Dodgers Sign Cole Irvin To Minor-League Contract With Spring Invite
The Dodgers signed left-hander Cole Irvin to a minor-league contract with a spring-camp invite, adding veteran southpaw depth and a low-cost audition for their pitching staff.

The Los Angeles Dodgers added left-hander Cole Irvin to their system on a minor-league contract that includes an invitation to big-league spring camp, a move that gives Los Angeles inexpensive veteran depth and a chance to evaluate a 32-year-old with substantial starting experience.
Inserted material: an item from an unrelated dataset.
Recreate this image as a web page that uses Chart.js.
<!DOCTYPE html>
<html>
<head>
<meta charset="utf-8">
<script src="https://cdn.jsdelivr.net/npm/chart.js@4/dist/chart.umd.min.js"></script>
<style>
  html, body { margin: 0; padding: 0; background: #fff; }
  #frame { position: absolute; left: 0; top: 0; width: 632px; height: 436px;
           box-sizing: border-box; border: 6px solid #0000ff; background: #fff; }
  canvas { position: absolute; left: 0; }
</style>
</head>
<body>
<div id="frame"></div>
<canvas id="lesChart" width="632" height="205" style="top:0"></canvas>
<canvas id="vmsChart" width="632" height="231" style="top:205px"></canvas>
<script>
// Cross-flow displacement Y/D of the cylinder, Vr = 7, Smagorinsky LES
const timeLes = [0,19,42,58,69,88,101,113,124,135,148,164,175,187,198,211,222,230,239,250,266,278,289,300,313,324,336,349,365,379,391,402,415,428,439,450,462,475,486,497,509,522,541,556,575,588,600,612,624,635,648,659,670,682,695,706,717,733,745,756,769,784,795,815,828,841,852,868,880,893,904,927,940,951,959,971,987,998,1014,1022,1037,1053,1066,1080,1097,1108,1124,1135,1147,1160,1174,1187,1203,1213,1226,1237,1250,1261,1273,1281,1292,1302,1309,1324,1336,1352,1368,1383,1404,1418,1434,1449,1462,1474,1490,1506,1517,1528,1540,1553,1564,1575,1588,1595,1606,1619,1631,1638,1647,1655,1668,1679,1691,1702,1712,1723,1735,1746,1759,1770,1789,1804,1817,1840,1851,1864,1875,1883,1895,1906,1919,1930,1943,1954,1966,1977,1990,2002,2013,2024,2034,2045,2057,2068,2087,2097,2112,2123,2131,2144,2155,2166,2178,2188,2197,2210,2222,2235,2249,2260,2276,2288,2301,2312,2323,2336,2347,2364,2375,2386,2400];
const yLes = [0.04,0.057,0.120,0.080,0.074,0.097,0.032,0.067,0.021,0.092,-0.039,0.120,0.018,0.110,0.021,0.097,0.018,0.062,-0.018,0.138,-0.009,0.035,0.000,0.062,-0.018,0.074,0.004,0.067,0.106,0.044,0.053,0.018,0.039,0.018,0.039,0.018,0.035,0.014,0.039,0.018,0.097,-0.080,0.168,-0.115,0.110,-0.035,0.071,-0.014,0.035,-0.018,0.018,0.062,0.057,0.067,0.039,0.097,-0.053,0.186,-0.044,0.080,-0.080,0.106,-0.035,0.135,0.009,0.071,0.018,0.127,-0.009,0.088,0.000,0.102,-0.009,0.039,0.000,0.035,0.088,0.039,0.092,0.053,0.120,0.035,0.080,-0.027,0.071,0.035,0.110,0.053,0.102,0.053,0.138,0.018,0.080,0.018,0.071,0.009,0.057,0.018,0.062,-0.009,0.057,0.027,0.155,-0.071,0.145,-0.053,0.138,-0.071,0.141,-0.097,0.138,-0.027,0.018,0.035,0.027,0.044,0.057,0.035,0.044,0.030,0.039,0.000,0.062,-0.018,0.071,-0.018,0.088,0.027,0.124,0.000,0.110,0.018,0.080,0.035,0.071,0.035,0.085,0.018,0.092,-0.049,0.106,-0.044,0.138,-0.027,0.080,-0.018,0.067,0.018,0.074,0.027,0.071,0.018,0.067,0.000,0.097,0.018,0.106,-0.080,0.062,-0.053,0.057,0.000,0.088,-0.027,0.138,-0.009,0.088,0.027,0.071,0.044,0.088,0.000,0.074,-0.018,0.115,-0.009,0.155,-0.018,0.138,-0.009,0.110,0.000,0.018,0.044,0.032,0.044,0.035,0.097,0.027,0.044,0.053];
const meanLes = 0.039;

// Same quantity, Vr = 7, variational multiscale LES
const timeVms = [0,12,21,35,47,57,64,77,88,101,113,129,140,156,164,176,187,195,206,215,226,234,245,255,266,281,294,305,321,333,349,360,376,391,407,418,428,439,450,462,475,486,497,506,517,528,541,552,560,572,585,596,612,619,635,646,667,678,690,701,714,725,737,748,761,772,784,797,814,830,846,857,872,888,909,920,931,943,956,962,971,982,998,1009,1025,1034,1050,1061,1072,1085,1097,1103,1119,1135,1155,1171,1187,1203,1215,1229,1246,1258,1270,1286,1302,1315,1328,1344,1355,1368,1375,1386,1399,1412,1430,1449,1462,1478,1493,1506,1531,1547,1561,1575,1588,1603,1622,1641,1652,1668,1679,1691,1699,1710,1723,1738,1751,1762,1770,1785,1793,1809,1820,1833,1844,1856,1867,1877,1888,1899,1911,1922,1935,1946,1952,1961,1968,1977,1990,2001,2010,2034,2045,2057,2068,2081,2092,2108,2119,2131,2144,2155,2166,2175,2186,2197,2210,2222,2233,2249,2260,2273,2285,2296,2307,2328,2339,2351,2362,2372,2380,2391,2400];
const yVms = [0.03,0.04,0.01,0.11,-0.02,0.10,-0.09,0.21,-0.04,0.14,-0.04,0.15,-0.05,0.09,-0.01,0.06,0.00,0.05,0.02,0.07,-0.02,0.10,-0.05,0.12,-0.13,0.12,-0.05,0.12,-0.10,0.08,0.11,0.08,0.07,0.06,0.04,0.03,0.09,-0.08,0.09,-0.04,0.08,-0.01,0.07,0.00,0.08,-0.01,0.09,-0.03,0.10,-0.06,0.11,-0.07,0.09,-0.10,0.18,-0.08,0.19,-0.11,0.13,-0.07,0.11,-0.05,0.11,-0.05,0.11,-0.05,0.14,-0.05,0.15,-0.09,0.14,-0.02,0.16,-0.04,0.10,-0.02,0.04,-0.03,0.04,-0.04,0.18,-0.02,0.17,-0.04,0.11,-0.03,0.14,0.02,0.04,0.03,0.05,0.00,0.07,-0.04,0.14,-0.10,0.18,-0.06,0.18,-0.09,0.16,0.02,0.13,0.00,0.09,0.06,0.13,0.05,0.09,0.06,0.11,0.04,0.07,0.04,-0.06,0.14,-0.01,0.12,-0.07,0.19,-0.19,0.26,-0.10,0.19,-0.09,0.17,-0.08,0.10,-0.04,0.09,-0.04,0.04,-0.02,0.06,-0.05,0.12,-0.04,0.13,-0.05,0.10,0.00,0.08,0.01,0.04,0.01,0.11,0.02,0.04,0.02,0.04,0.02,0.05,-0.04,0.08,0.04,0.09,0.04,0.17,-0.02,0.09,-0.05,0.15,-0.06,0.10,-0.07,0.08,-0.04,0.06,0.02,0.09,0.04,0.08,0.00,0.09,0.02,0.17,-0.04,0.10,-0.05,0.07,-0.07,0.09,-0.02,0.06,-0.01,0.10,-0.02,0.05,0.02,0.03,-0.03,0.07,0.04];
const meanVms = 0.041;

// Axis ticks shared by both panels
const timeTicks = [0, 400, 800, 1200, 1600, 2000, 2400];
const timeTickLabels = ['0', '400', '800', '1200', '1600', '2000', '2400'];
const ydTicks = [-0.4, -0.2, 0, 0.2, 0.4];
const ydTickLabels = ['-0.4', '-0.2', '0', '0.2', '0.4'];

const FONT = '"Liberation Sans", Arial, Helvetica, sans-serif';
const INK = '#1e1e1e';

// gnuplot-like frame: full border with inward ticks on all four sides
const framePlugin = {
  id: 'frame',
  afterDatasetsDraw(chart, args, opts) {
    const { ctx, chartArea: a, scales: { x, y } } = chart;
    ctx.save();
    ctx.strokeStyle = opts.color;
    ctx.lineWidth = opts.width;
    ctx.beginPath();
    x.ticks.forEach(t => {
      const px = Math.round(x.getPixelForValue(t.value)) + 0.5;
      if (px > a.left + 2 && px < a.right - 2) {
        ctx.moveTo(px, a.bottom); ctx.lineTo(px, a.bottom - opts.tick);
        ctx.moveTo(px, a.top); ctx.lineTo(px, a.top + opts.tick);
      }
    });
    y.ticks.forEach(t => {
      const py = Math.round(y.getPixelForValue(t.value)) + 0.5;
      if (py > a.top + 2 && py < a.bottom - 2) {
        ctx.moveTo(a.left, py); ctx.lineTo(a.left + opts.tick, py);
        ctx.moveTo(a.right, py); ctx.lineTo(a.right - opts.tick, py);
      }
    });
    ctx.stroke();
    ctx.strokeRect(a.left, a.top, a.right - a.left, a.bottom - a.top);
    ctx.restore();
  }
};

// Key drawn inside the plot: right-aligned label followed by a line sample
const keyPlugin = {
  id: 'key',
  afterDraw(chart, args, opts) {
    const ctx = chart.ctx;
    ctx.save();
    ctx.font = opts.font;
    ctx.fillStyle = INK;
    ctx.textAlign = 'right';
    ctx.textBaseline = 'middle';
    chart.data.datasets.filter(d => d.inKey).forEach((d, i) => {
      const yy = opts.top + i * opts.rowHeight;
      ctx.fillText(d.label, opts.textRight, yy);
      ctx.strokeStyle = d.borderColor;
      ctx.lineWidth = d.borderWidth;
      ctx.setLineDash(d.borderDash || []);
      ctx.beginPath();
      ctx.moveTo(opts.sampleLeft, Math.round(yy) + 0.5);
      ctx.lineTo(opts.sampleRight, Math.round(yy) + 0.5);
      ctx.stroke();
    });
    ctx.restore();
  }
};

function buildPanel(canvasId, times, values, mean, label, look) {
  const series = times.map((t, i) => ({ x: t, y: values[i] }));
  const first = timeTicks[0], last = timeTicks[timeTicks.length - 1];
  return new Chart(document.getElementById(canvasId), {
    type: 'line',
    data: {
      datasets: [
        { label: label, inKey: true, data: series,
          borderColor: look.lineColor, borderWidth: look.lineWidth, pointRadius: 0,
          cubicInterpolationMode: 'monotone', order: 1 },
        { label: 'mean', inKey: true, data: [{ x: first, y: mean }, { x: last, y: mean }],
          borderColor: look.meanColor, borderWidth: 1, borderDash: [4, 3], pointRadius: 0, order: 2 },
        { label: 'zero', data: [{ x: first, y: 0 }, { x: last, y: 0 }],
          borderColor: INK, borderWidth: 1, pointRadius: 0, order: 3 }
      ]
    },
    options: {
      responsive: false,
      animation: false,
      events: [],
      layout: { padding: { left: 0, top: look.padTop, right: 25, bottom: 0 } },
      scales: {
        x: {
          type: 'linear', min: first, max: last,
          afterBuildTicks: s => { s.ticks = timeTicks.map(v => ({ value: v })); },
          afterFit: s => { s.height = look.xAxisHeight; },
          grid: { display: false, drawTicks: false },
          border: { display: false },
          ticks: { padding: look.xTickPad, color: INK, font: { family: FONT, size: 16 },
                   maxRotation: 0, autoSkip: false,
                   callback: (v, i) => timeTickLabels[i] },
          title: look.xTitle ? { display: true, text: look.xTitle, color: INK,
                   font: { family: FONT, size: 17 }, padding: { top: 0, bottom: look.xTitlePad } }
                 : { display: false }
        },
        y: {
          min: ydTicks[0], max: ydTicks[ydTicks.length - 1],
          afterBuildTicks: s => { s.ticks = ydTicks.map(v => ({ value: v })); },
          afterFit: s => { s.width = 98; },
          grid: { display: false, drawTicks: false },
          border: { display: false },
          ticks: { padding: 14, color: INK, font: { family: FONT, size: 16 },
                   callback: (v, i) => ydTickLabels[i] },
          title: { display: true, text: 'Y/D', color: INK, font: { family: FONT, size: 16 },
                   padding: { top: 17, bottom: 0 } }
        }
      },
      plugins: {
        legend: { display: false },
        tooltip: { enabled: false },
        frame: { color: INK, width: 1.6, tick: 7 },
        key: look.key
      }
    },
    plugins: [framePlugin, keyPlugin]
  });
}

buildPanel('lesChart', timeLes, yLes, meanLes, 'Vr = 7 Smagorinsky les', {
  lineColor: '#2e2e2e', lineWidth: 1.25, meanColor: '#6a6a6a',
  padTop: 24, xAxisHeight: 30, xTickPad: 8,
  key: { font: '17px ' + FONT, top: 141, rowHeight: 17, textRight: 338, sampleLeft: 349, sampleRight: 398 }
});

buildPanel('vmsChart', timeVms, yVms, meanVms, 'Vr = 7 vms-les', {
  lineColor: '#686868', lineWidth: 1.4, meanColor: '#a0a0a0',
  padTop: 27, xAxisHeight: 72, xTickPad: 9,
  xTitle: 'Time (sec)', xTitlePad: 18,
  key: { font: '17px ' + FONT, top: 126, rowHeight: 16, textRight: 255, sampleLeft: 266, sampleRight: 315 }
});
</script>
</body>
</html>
The signing was first reported by Just Baseball Media’s Aram Leighton and confirmed by other outlets, including The Athletic’s Fabian Ardaya.
Irvin arrives with a mixed recent track record but clear workload history. He made 28 starts for the KBO’s Doosan Bears in 2025, posting a 4.48 ERA with 128 strikeouts and 79 walks in 144 2/3 innings. In MLB in 2024 he logged 111 innings with a 5.11 ERA split between Baltimore and Minnesota after the Orioles designated him for assignment and he finished the year with the Twins following a waiver claim. Over parts of six major-league seasons Irvin has appeared in 134 games, including 93 starts, compiling a 4.54 ERA, a 4.45 FIP, 434 strikeouts and 142 walks in 593 innings with a 28-40 record and a 1.31 WHIP.
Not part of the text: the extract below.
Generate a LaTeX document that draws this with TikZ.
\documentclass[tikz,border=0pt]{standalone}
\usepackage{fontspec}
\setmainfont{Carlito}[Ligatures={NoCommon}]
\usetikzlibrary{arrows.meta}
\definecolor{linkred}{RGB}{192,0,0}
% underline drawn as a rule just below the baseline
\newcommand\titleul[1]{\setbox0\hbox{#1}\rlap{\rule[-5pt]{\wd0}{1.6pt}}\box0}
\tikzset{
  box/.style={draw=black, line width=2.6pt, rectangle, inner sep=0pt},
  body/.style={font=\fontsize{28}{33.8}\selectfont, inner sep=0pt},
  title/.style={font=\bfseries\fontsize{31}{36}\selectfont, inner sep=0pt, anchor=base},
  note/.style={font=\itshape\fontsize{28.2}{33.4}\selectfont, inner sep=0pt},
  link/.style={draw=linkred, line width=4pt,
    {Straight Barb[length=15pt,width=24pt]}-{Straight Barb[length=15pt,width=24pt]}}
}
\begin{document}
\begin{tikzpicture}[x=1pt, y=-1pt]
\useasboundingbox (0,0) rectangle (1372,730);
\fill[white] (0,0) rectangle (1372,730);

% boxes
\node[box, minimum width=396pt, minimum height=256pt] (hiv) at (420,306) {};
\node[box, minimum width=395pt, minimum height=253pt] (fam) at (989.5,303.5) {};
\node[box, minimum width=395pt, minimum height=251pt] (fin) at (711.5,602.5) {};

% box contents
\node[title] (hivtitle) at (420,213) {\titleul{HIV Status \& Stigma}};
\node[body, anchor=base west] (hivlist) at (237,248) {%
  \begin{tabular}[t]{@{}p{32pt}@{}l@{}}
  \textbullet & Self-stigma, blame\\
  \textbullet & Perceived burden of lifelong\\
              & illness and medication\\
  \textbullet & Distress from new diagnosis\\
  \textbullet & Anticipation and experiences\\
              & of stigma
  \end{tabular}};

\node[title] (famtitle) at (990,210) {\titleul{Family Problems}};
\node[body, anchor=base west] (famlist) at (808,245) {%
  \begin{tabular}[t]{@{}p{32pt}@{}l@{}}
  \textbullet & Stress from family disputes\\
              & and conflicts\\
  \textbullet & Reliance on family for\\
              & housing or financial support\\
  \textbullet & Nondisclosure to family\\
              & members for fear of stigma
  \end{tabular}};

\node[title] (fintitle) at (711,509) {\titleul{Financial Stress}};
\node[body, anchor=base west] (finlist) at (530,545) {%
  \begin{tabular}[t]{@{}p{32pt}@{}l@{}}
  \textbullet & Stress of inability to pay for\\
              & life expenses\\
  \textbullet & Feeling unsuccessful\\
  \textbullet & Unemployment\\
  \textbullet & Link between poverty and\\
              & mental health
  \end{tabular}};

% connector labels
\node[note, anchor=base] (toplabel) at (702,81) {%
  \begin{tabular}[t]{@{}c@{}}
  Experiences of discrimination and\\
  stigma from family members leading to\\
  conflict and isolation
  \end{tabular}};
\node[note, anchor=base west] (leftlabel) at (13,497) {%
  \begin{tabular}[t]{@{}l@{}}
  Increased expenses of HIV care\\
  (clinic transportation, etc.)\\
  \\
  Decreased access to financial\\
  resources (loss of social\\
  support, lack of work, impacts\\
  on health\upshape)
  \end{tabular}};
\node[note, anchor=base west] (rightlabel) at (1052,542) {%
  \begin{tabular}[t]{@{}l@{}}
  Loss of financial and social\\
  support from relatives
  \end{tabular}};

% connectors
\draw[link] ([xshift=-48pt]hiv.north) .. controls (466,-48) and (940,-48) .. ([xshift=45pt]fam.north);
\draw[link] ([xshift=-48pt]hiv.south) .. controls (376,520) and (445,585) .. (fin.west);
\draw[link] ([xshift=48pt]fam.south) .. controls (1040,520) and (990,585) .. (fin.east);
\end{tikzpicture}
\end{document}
Fabian Ardaya summarized the transaction plainly on social media: “The Dodgers signed LHP Cole Irvin to a minor league deal with a spring invite. Has big league time with PHI, OAK, BAL and MIN before spending last year with the KBO’s Doosan Bears (28 GS, 4.48 ERA). @AramLeighton8 was on it.”
Irvin’s profile is that of a swingman who has mostly been deployed as a starter overseas and in parts of his major-league career, but who has prior bullpen experience, he made 41 relief appearances across six MLB seasons. That versatility is relevant in Los Angeles, a club that has leaned on a deep pool of pitchers the last several seasons. The Dodgers used a franchise-record 40 pitchers in each of the last two seasons after using 39 pitchers in 2023, and recent spring training practice shows non-roster invitees have real runway: five of 14 non-roster arms from last spring camp pitched in the majors that season, seven of 12 in 2024, and 10 of 16 in 2023.
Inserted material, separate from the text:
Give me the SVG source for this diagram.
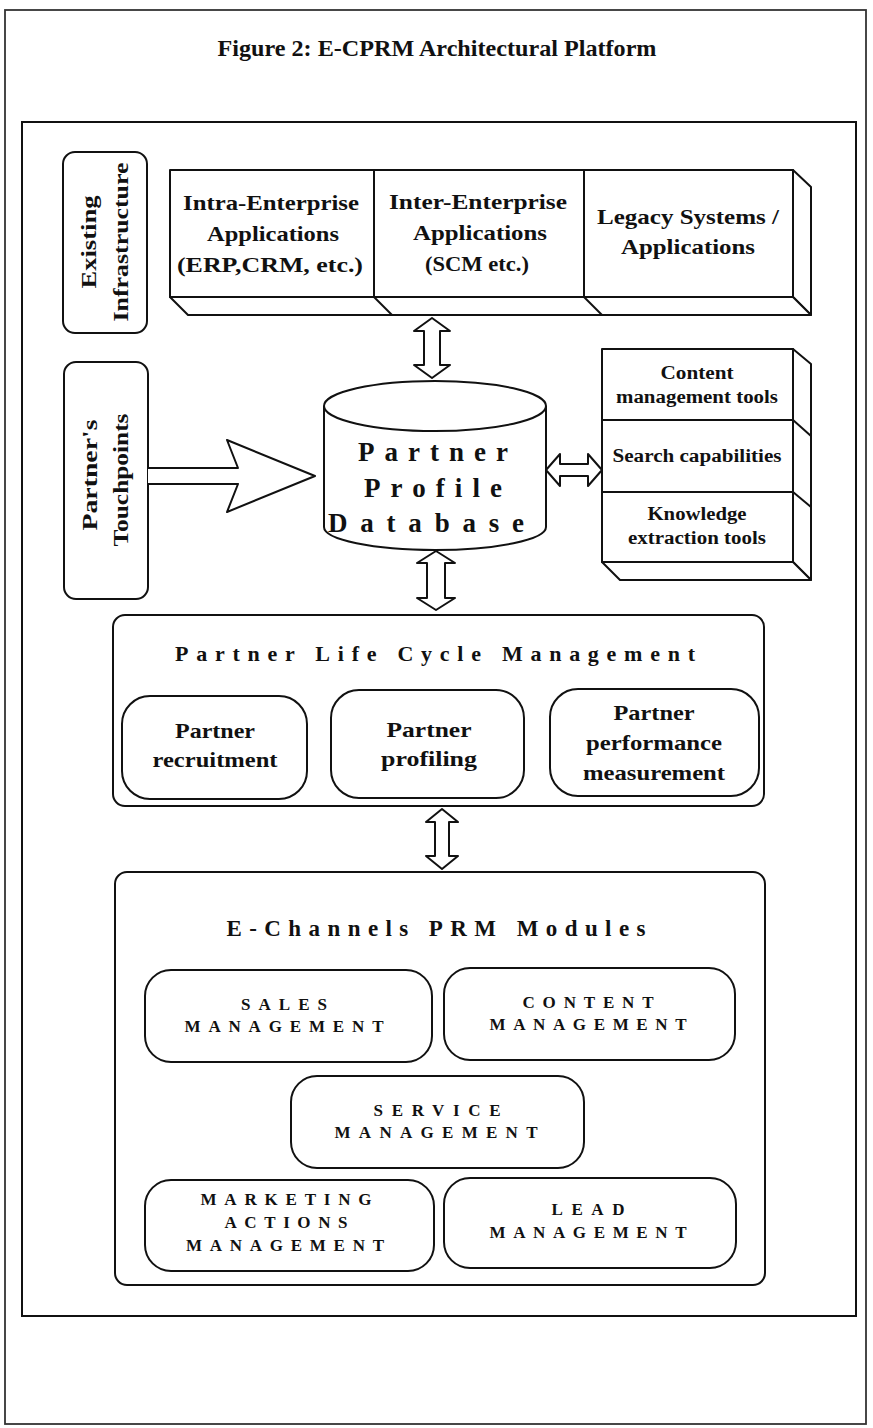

Practical roster mechanics temper Irvin’s immediate upside. He comes in as a non-roster invitee and would need to be added to the 40-man roster to be recalled to the big league club. With the Dodgers projecting a rotation headlined by Shohei Ohtani, Yoshinobu Yamamoto, Blake Snell, Tyler Glasnow, Roki Sasaki and Emmet Sheehan, plus depth options River Ryan and Gavin Stone, Irvin faces long odds to crack the Opening Day rotation. If he does not make the major-league club, Triple-A Oklahoma City is the likeliest landing spot to begin the season and a place where a strong spring could trigger a call or attract interest from other clubs.
For fans, Irvin’s signing is a practical nod to depth-building and the low-risk, high-reward strategy the Dodgers have employed with non-roster arms in spring training. The immediate story now moves to camp: Irvin will have a platform to show whether his KBO innings translated into refinements that can translate back to another big-league opportunity as a starter or a left-handed option out of the bullpen.